High‐Entropy High‐Temperature High‐Piezoelectricity Ceramics

Abstract High‐temperature piezoelectric materials are essential components of transducers and accelerometers applied in the fields of aircraft engines, automobiles, nuclear power units, etc., yet how to achieve large piezoelectricity accompanied by high Curie temperature and superior resistivity is still a big challenge. Here, the high‐entropy strategy is utilized to design bismuth‐layer high‐temperature piezoelectric ceramics, resulting in an excellent comprehensive piezoelectric performance with a record‐high figure of merit ( d 33 * T C ) and a high electrical DC resistivity of 1.0 × 10 6 Ω cm at 750 °C. High‐energy synchrotron X‐ray diffraction and transmission electron microscopy results suggest that there is no significant change in long‐range average orthorhombic structure through high‐entropy engineering, providing a structural basis for retaining a high T C . Encouragingly, highly dense bismuth‐layer vacancies occupied by alien atoms trigger extra unique out‐of‐plane polarization in perovskite layers around these 2D amorphous defects, as confirmed by quantitative analysis of local polarization configurations and density functional theory calculations.
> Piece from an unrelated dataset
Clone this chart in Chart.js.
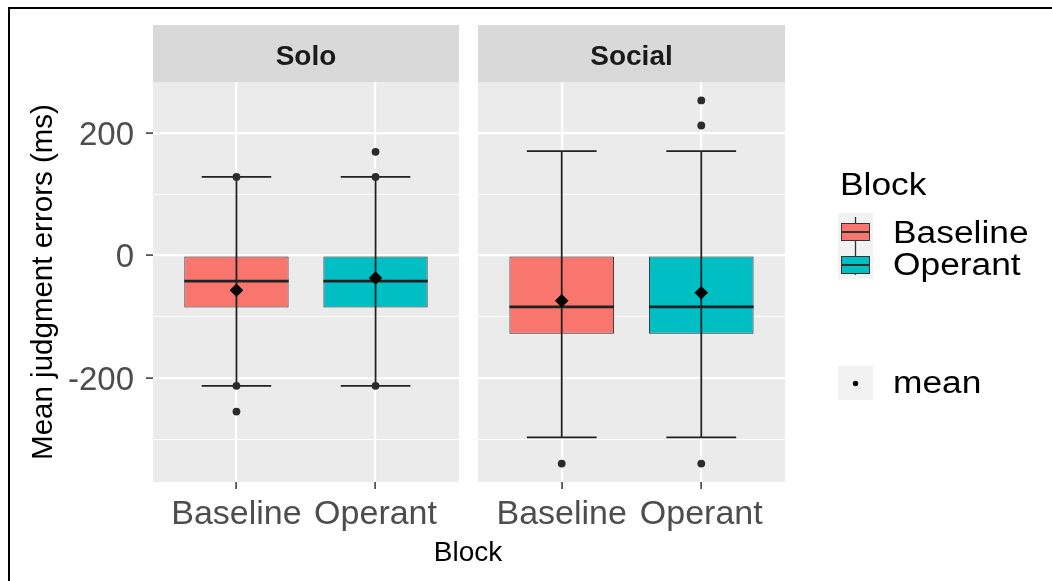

Together with the decreased polarization reversal energy barrier, the high entropy strategy benefits polarization flexibility under external stimulation and offers breakthroughs in electrical properties. This work provides new insight into the improvement of comprehensive functional properties through the cocktail effect and structure mechanism for designing novel high‐entropy materials.